*GIVEN EXERCISE*:
Restate all the material verbatim, except for the pictures.

↓

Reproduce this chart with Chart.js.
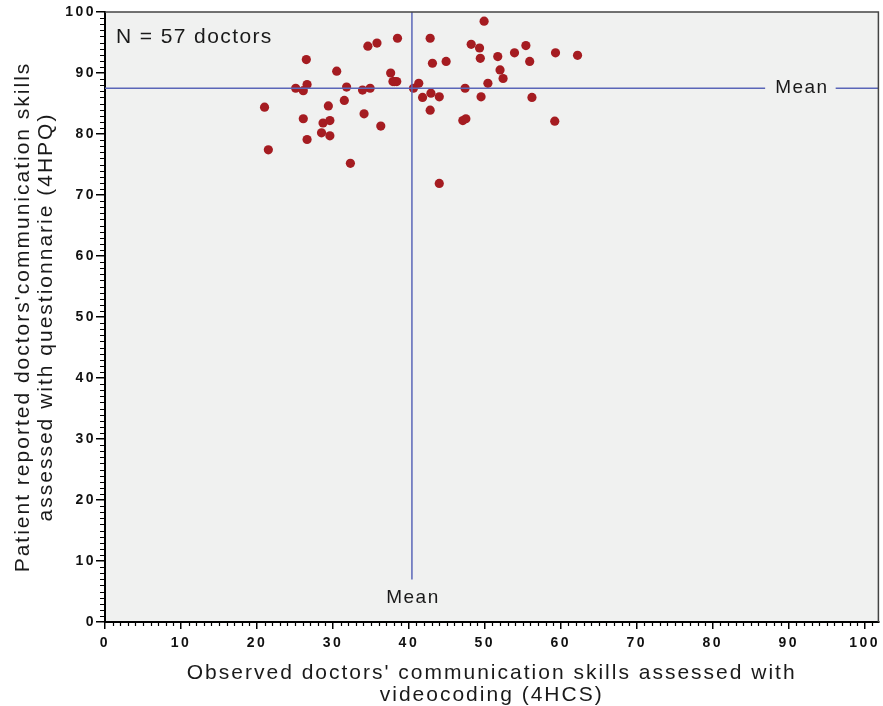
<!DOCTYPE html>
<html>
<head>
<meta charset="utf-8">
<title>4HCS vs 4HPQ</title>
<script src="https://cdn.jsdelivr.net/npm/chart.js@4.4.0/dist/chart.umd.min.js"></script>
<style>
  html, body { margin: 0; padding: 0; background: #fff; }
  #wrap { width: 883px; height: 706px; }
</style>
</head>
<body>
<div id="wrap"><canvas id="scatter" width="883" height="706"></canvas></div>
<script>
// ---- données ----
const xScores = [38.5, 42.8, 34.6, 35.8, 26.5, 43.1, 44.9, 30.5, 37.6, 37.9,
                 38.4, 41.3, 25.1, 26.6, 26.1, 31.8, 33.9, 34.9, 40.6, 41.8,
                 42.9, 44.0, 21.0, 31.5, 29.4, 42.8, 26.1, 28.7, 29.6, 34.1,
                 36.3, 28.5, 29.6, 26.6, 21.5, 32.3, 44.0, 49.9, 48.2, 49.3,
                 49.4, 51.7, 53.9, 55.4, 55.9, 59.3, 62.2, 52.0, 52.4, 50.4,
                 47.4, 49.5, 56.2, 47.1, 47.5, 59.2, 38.1];
const yScores = [95.7, 95.7, 94.4, 94.9, 92.2, 91.6, 91.9, 90.3, 90.0, 88.6,
                 88.6, 88.3, 87.5, 88.1, 87.1, 87.7, 87.2, 87.5, 87.5, 86.0,
                 86.7, 86.1, 84.4, 85.5, 84.6, 83.9, 82.5, 81.8, 82.2, 83.3,
                 81.3, 80.2, 79.7, 79.1, 77.4, 75.2, 71.9, 98.5, 94.7, 94.1,
                 92.4, 92.7, 93.3, 94.5, 91.9, 93.3, 92.9, 90.5, 89.1, 88.3,
                 87.5, 86.1, 86.0, 82.2, 82.5, 82.1, 88.6];
const meanX = 40.4;
const meanY = 87.5;
const xTickValues = [0, 10, 20, 30, 40, 50, 60, 70, 80, 90, 100];
const yTickValues = [0, 10, 20, 30, 40, 50, 60, 70, 80, 90, 100];
const xTitle = ["Observed doctors' communication skills assessed with", 'videocoding (4HCS)'];
const yTitle = ["Patient reported doctors'communication skills", 'assessed with questionnarie (4HPQ)'];
const countLabel = 'N = 57 doctors';
const meanLabel = 'Mean';

const TEXT = '#1a1a1a';
const MEAN_COLOR = '#5a66b8';
const FONT = "'Liberation Sans', Arial, sans-serif";

// garde seulement les graduations principales
function keepTicks(values) {
    return function(scale) {
        scale.ticks = values.map(v => ({ value: v }));
    };
}

// petites graduations, fond, cadre, lignes de moyenne
const decorPlugin = {
    id: 'decor',
    beforeDraw(chart) {
        const { ctx, chartArea: a } = chart;
        ctx.save();
        ctx.fillStyle = '#f0f1f0';
        ctx.fillRect(a.left, a.top, a.right - a.left, a.bottom - a.top);
        ctx.restore();
        // titres des axes espacés
        ctx.letterSpacing = '2px';
    },
    afterDatasetsDraw(chart) {
        const { ctx, chartArea: a, scales: { x, y } } = chart;
        const mx = x.getPixelForValue(meanX);
        const my = y.getPixelForValue(meanY);

        ctx.save();
        ctx.font = '19px ' + FONT;
        ctx.letterSpacing = '1.5px';
        const w = ctx.measureText(meanLabel).width;

        ctx.strokeStyle = MEAN_COLOR;
        ctx.lineWidth = 1.5;

        // ligne horizontale avec trou pour le texte
        const hx = x.getPixelForValue(91.6);
        ctx.beginPath();
        ctx.moveTo(a.left, my);
        ctx.lineTo(hx - w / 2 - 9, my);
        ctx.moveTo(hx + w / 2 + 8, my);
        ctx.lineTo(a.right, my);
        ctx.stroke();

        // ligne verticale
        const vy = y.getPixelForValue(4.0);
        ctx.beginPath();
        ctx.moveTo(mx, a.top);
        ctx.lineTo(mx, vy - 18);
        ctx.stroke();

        ctx.fillStyle = TEXT;
        ctx.textAlign = 'center';
        ctx.textBaseline = 'middle';
        ctx.fillText(meanLabel, hx + 1, my);
        ctx.fillText(meanLabel, mx + 1, vy);

        ctx.textAlign = 'left';
        ctx.font = '21px ' + FONT;
        ctx.letterSpacing = '1.4px';
        ctx.fillText(countLabel, a.left + 11, a.top + 25);
        ctx.restore();

        // les étiquettes des axes sont très espacées
        ctx.letterSpacing = '2.5px';
    },
    afterDraw(chart) {
        const { ctx, chartArea: a, scales: { x, y } } = chart;
        ctx.save();
        ctx.strokeStyle = '#000';
        ctx.lineWidth = 1.2;
        ctx.beginPath();
        for (let i = 1; i <= 101; i++) {
            if (i % 10 === 0) continue;
            const px = Math.round(x.getPixelForValue(i)) + 0.5;
            ctx.moveTo(px, a.bottom);
            ctx.lineTo(px, a.bottom + 4);
        }
        for (let i = 1; i < 100; i++) {
            if (i % 10 === 0) continue;
            const py = Math.round(y.getPixelForValue(i)) + 0.5;
            ctx.moveTo(a.left, py);
            ctx.lineTo(a.left - 5, py);
        }
        ctx.stroke();

        // cadre haut et droite
        ctx.strokeStyle = '#444';
        ctx.lineWidth = 1.5;
        ctx.beginPath();
        ctx.moveTo(a.left, a.top);
        ctx.lineTo(a.right, a.top);
        ctx.lineTo(a.right, a.bottom);
        ctx.stroke();
        ctx.restore();
        ctx.letterSpacing = '0px';
    }
};

const points = xScores.map((v, i) => ({ x: v, y: yScores[i] }));

new Chart(document.getElementById('scatter'), {
    type: 'scatter',
    data: {
        datasets: [{
            data: points,
            backgroundColor: '#a51c21',
            borderWidth: 0,
            pointRadius: 4.6,
            pointHoverRadius: 4.6
        }]
    },
    options: {
        responsive: false,
        animation: false,
        devicePixelRatio: 1,
        layout: { padding: { top: 12, right: 3, left: 0, bottom: 0 } },
        plugins: {
            legend: { display: false },
            tooltip: { enabled: false }
        },
        scales: {
            x: {
                type: 'linear',
                min: 0,
                max: 101.8,
                afterBuildTicks: keepTicks(xTickValues),
                afterFit(scale) { scale.height = 84; },
                grid: { drawOnChartArea: false, drawTicks: true, tickLength: 7, color: '#000', lineWidth: 1.5 },
                border: { display: true, color: '#000', width: 2 },
                ticks: {
                    z: 1,
                    color: '#111',
                    padding: 6,
                    maxRotation: 0,
                    autoSkip: false,
                    font: { family: FONT, size: 14, weight: 'bold' }
                },
                title: {
                    display: true,
                    text: xTitle,
                    color: TEXT,
                    padding: { top: 0, bottom: 0 },
                    font: { family: FONT, size: 21, lineHeight: 1.05 }
                }
            },
            y: {
                type: 'linear',
                min: 0,
                max: 100,
                afterBuildTicks: keepTicks(yTickValues),
                afterFit(scale) { scale.width = 105; },
                grid: { drawOnChartArea: false, drawTicks: true, tickLength: 9, color: '#000', lineWidth: 1.5 },
                border: { display: true, color: '#000', width: 2 },
                ticks: {
                    z: 1,
                    color: '#111',
                    padding: 0,
                    autoSkip: false,
                    font: { family: FONT, size: 14, weight: 'bold' }
                },
                title: {
                    display: true,
                    text: yTitle,
                    color: TEXT,
                    padding: { top: 12, bottom: 0 },
                    font: { family: FONT, size: 21, lineHeight: 1.1 }
                }
            }
        }
    },
    plugins: [decorPlugin]
});
</script>
</body>
</html>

↑

*IN RESPONSE*:
Reproduce this chart with Chart.js.
<!DOCTYPE html>
<html>
<head>
<meta charset="utf-8">
<title>4HCS vs 4HPQ</title>
<script src="https://cdn.jsdelivr.net/npm/chart.js@4.4.0/dist/chart.umd.min.js"></script>
<style>
  html, body { margin: 0; padding: 0; background: #fff; }
  #wrap { width: 883px; height: 706px; }
</style>
</head>
<body>
<div id="wrap"><canvas id="scatter" width="883" height="706"></canvas></div>
<script>
// ---- données ----
const xScores = [38.5, 42.8, 34.6, 35.8, 26.5, 43.1, 44.9, 30.5, 37.6, 37.9,
                 38.4, 41.3, 25.1, 26.6, 26.1, 31.8, 33.9, 34.9, 40.6, 41.8,
                 42.9, 44.0, 21.0, 31.5, 29.4, 42.8, 26.1, 28.7, 29.6, 34.1,
                 36.3, 28.5, 29.6, 26.6, 21.5, 32.3, 44.0, 49.9, 48.2, 49.3,
                 49.4, 51.7, 53.9, 55.4, 55.9, 59.3, 62.2, 52.0, 52.4, 50.4,
                 47.4, 49.5, 56.2, 47.1, 47.5, 59.2, 38.1];
const yScores = [95.7, 95.7, 94.4, 94.9, 92.2, 91.6, 91.9, 90.3, 90.0, 88.6,
                 88.6, 88.3, 87.5, 88.1, 87.1, 87.7, 87.2, 87.5, 87.5, 86.0,
                 86.7, 86.1, 84.4, 85.5, 84.6, 83.9, 82.5, 81.8, 82.2, 83.3,
                 81.3, 80.2, 79.7, 79.1, 77.4, 75.2, 71.9, 98.5, 94.7, 94.1,
                 92.4, 92.7, 93.3, 94.5, 91.9, 93.3, 92.9, 90.5, 89.1, 88.3,
                 87.5, 86.1, 86.0, 82.2, 82.5, 82.1, 88.6];
const meanX = 40.4;
const meanY = 87.5;
const xTickValues = [0, 10, 20, 30, 40, 50, 60, 70, 80, 90, 100];
const yTickValues = [0, 10, 20, 30, 40, 50, 60, 70, 80, 90, 100];
const xTitle = ["Observed doctors' communication skills assessed with", 'videocoding (4HCS)'];
const yTitle = ["Patient reported doctors'communication skills", 'assessed with questionnarie (4HPQ)'];
const countLabel = 'N = 57 doctors';
const meanLabel = 'Mean';

const TEXT = '#1a1a1a';
const MEAN_COLOR = '#5a66b8';
const FONT = "'Liberation Sans', Arial, sans-serif";

// garde seulement les graduations principales
function keepTicks(values) {
    return function(scale) {
        scale.ticks = values.map(v => ({ value: v }));
    };
}

// petites graduations, fond, cadre, lignes de moyenne
const decorPlugin = {
    id: 'decor',
    beforeDraw(chart) {
        const { ctx, chartArea: a } = chart;
        ctx.save();
        ctx.fillStyle = '#f0f1f0';
        ctx.fillRect(a.left, a.top, a.right - a.left, a.bottom - a.top);
        ctx.restore();
        // titres des axes espacés
        ctx.letterSpacing = '2px';
    },
    afterDatasetsDraw(chart) {
        const { ctx, chartArea: a, scales: { x, y } } = chart;
        const mx = x.getPixelForValue(meanX);
        const my = y.getPixelForValue(meanY);

        ctx.save();
        ctx.font = '19px ' + FONT;
        ctx.letterSpacing = '1.5px';
        const w = ctx.measureText(meanLabel).width;

        ctx.strokeStyle = MEAN_COLOR;
        ctx.lineWidth = 1.5;

        // ligne horizontale avec trou pour le texte
        const hx = x.getPixelForValue(91.6);
        ctx.beginPath();
        ctx.moveTo(a.left, my);
        ctx.lineTo(hx - w / 2 - 9, my);
        ctx.moveTo(hx + w / 2 + 8, my);
        ctx.lineTo(a.right, my);
        ctx.stroke();

        // ligne verticale
        const vy = y.getPixelForValue(4.0);
        ctx.beginPath();
        ctx.moveTo(mx, a.top);
        ctx.lineTo(mx, vy - 18);
        ctx.stroke();

        ctx.fillStyle = TEXT;
        ctx.textAlign = 'center';
        ctx.textBaseline = 'middle';
        ctx.fillText(meanLabel, hx + 1, my);
        ctx.fillText(meanLabel, mx + 1, vy);

        ctx.textAlign = 'left';
        ctx.font = '21px ' + FONT;
        ctx.letterSpacing = '1.4px';
        ctx.fillText(countLabel, a.left + 11, a.top + 25);
        ctx.restore();

        // les étiquettes des axes sont très espacées
        ctx.letterSpacing = '2.5px';
    },
    afterDraw(chart) {
        const { ctx, chartArea: a, scales: { x, y } } = chart;
        ctx.save();
        ctx.strokeStyle = '#000';
        ctx.lineWidth = 1.2;
        ctx.beginPath();
        for (let i = 1; i <= 101; i++) {
            if (i % 10 === 0) continue;
            const px = Math.round(x.getPixelForValue(i)) + 0.5;
            ctx.moveTo(px, a.bottom);
            ctx.lineTo(px, a.bottom + 4);
        }
        for (let i = 1; i < 100; i++) {
            if (i % 10 === 0) continue;
            const py = Math.round(y.getPixelForValue(i)) + 0.5;
            ctx.moveTo(a.left, py);
            ctx.lineTo(a.left - 5, py);
        }
        ctx.stroke();

        // cadre haut et droite
        ctx.strokeStyle = '#444';
        ctx.lineWidth = 1.5;
        ctx.beginPath();
        ctx.moveTo(a.left, a.top);
        ctx.lineTo(a.right, a.top);
        ctx.lineTo(a.right, a.bottom);
        ctx.stroke();
        ctx.restore();
        ctx.letterSpacing = '0px';
    }
};

const points = xScores.map((v, i) => ({ x: v, y: yScores[i] }));

new Chart(document.getElementById('scatter'), {
    type: 'scatter',
    data: {
        datasets: [{
            data: points,
            backgroundColor: '#a51c21',
            borderWidth: 0,
            pointRadius: 4.6,
            pointHoverRadius: 4.6
        }]
    },
    options: {
        responsive: false,
        animation: false,
        devicePixelRatio: 1,
        layout: { padding: { top: 12, right: 3, left: 0, bottom: 0 } },
        plugins: {
            legend: { display: false },
            tooltip: { enabled: false }
        },
        scales: {
            x: {
                type: 'linear',
                min: 0,
                max: 101.8,
                afterBuildTicks: keepTicks(xTickValues),
                afterFit(scale) { scale.height = 84; },
                grid: { drawOnChartArea: false, drawTicks: true, tickLength: 7, color: '#000', lineWidth: 1.5 },
                border: { display: true, color: '#000', width: 2 },
                ticks: {
                    z: 1,
                    color: '#111',
                    padding: 6,
                    maxRotation: 0,
                    autoSkip: false,
                    font: { family: FONT, size: 14, weight: 'bold' }
                },
                title: {
                    display: true,
                    text: xTitle,
                    color: TEXT,
                    padding: { top: 0, bottom: 0 },
                    font: { family: FONT, size: 21, lineHeight: 1.05 }
                }
            },
            y: {
                type: 'linear',
                min: 0,
                max: 100,
                afterBuildTicks: keepTicks(yTickValues),
                afterFit(scale) { scale.width = 105; },
                grid: { drawOnChartArea: false, drawTicks: true, tickLength: 9, color: '#000', lineWidth: 1.5 },
                border: { display: true, color: '#000', width: 2 },
                ticks: {
                    z: 1,
                    color: '#111',
                    padding: 0,
                    autoSkip: false,
                    font: { family: FONT, size: 14, weight: 'bold' }
                },
                title: {
                    display: true,
                    text: yTitle,
                    color: TEXT,
                    padding: { top: 12, bottom: 0 },
                    font: { family: FONT, size: 21, lineHeight: 1.1 }
                }
            }
        }
    },
    plugins: [decorPlugin]
});
</script>
</body>
</html>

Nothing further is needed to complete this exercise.